Moss is a shallow-rooted plant that spreads by spores and root-like structures called rhizoids. It loves to grow during the grey, wet days of late fall and early spring. Moss won’t overtake or kill your lawn but rather it fills in the spaces where the lawn is thin. If your lawn is struggling and you have moss filling in the gaps, it’s a good indication that you have a deeper problem — compacted soil, poor drainage, low soil pH, or not enough sunlight.
Prevention and Maintenance
Moss controls are most effective when moss is actively growing which is usually during the cool, wet spring and fall. Before application, areas where moss is growing should be mowed shorter to expose the moss. Iron-based moss control products, such as Scotts® Moss Control Granules or Scotts® Turf Builder® with Moss Control which also feeds the lawn, are very effective at controlling moss. Shortly after treatment the moss will turn black and die.
Preventing Moss from Returning
Control of moss requires more than just killing off the existing moss in the lawn. The best way to prevent moss from returning is to correct the underlying reason the moss started growing in the first place.
- If areas of the lawn are receiving less than 3 hours of sunlight per day, trim tree branches to allow more sunlight to reach the lawn.
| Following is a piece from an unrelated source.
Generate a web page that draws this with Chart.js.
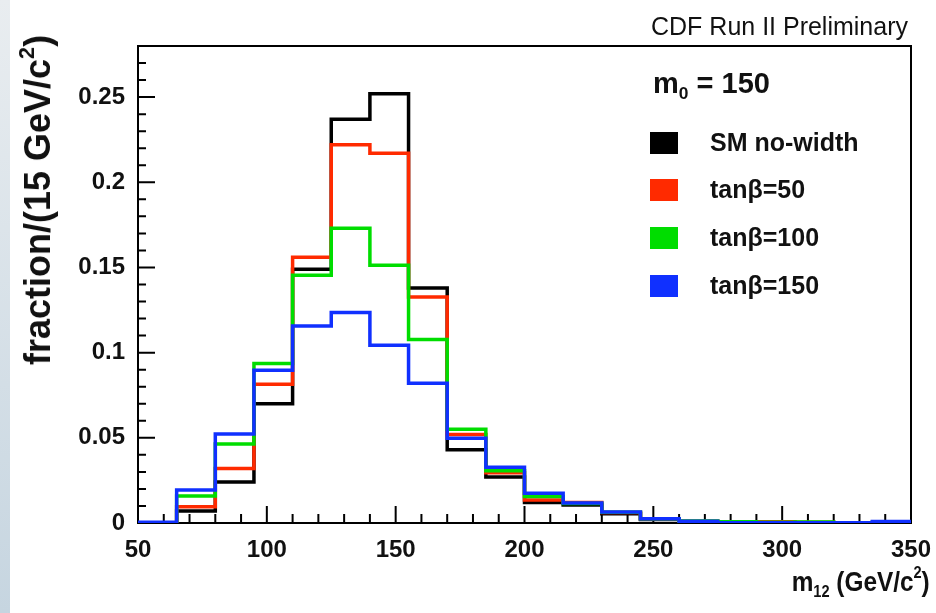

For areas of the lawn that only receive 6-8 hours of filtered sunlight or 3-4 hours of direct sunlight, plant a shade tolerant grass.
- Good lawn practices will help your lawn grow thick and keep moss at bay. Feed regularly and mow at the highest recommended height for your grass type to encourage deep rooting.
- Moss grows better than grass in wet, poorly drained soils. Aerate compacted soils and incorporate rich, composted material, like Scotts® Turf Builder® Lawn Soil™ to help improve drainage. Only water the lawn when it’s needed — 1 inch of water per week is all most lawns need.
Moss in Other Areas of the Yard
Moss will also grow on hard surfaces especially in shady, damp areas of the yard. While they won’t damage the surface they’re growing on, they can make patios, steps, porches, and sidewalks slippery. Use a product that is safe to use on hard surfaces, like Scotts® 3-in-1 Moss Control Ready-Spray® which kills moss, algae and lichens without staining.